Supplied material
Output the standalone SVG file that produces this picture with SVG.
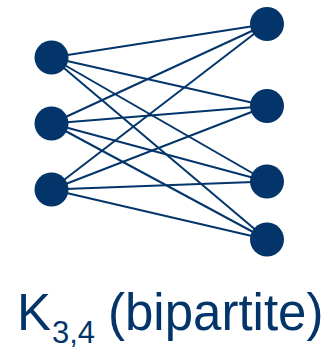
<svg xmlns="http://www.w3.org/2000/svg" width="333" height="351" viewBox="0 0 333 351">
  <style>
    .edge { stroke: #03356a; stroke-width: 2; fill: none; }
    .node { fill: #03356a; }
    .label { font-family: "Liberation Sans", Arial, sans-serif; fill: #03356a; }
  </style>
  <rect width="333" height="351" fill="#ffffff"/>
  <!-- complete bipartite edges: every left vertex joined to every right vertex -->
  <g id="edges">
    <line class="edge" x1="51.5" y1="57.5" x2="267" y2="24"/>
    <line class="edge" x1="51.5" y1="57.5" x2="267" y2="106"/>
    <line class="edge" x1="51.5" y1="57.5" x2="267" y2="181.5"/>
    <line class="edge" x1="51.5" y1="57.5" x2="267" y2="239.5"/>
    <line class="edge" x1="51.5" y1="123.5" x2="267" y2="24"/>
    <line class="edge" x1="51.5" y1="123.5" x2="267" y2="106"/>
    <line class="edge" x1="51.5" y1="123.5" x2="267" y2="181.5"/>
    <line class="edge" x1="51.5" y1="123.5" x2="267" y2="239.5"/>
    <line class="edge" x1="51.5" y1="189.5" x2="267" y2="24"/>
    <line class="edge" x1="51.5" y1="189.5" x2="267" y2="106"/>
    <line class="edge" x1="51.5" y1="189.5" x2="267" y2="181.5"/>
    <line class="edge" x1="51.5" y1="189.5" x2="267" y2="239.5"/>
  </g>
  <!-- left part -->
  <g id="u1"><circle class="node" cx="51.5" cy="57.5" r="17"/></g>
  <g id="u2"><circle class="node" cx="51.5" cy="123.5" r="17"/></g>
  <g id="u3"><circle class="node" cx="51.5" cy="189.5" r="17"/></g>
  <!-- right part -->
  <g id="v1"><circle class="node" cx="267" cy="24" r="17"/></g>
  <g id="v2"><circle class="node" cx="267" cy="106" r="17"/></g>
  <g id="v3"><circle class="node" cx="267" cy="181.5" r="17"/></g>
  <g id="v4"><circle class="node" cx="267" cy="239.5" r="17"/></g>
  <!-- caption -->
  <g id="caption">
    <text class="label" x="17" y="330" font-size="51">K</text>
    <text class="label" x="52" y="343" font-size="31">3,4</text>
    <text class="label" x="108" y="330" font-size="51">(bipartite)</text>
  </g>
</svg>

Written exercise
Send back the data above word for word, with the pictures left out.

Exercise result
Output the standalone SVG file that produces this picture with SVG.
<svg xmlns="http://www.w3.org/2000/svg" width="333" height="351" viewBox="0 0 333 351">
  <style>
    .edge { stroke: #03356a; stroke-width: 2; fill: none; }
    .node { fill: #03356a; }
    .label { font-family: "Liberation Sans", Arial, sans-serif; fill: #03356a; }
  </style>
  <rect width="333" height="351" fill="#ffffff"/>
  <!-- complete bipartite edges: every left vertex joined to every right vertex -->
  <g id="edges">
    <line class="edge" x1="51.5" y1="57.5" x2="267" y2="24"/>
    <line class="edge" x1="51.5" y1="57.5" x2="267" y2="106"/>
    <line class="edge" x1="51.5" y1="57.5" x2="267" y2="181.5"/>
    <line class="edge" x1="51.5" y1="57.5" x2="267" y2="239.5"/>
    <line class="edge" x1="51.5" y1="123.5" x2="267" y2="24"/>
    <line class="edge" x1="51.5" y1="123.5" x2="267" y2="106"/>
    <line class="edge" x1="51.5" y1="123.5" x2="267" y2="181.5"/>
    <line class="edge" x1="51.5" y1="123.5" x2="267" y2="239.5"/>
    <line class="edge" x1="51.5" y1="189.5" x2="267" y2="24"/>
    <line class="edge" x1="51.5" y1="189.5" x2="267" y2="106"/>
    <line class="edge" x1="51.5" y1="189.5" x2="267" y2="181.5"/>
    <line class="edge" x1="51.5" y1="189.5" x2="267" y2="239.5"/>
  </g>
  <!-- left part -->
  <g id="u1"><circle class="node" cx="51.5" cy="57.5" r="17"/></g>
  <g id="u2"><circle class="node" cx="51.5" cy="123.5" r="17"/></g>
  <g id="u3"><circle class="node" cx="51.5" cy="189.5" r="17"/></g>
  <!-- right part -->
  <g id="v1"><circle class="node" cx="267" cy="24" r="17"/></g>
  <g id="v2"><circle class="node" cx="267" cy="106" r="17"/></g>
  <g id="v3"><circle class="node" cx="267" cy="181.5" r="17"/></g>
  <g id="v4"><circle class="node" cx="267" cy="239.5" r="17"/></g>
  <!-- caption -->
  <g id="caption">
    <text class="label" x="17" y="330" font-size="51">K</text>
    <text class="label" x="52" y="343" font-size="31">3,4</text>
    <text class="label" x="108" y="330" font-size="51">(bipartite)</text>
  </g>
</svg>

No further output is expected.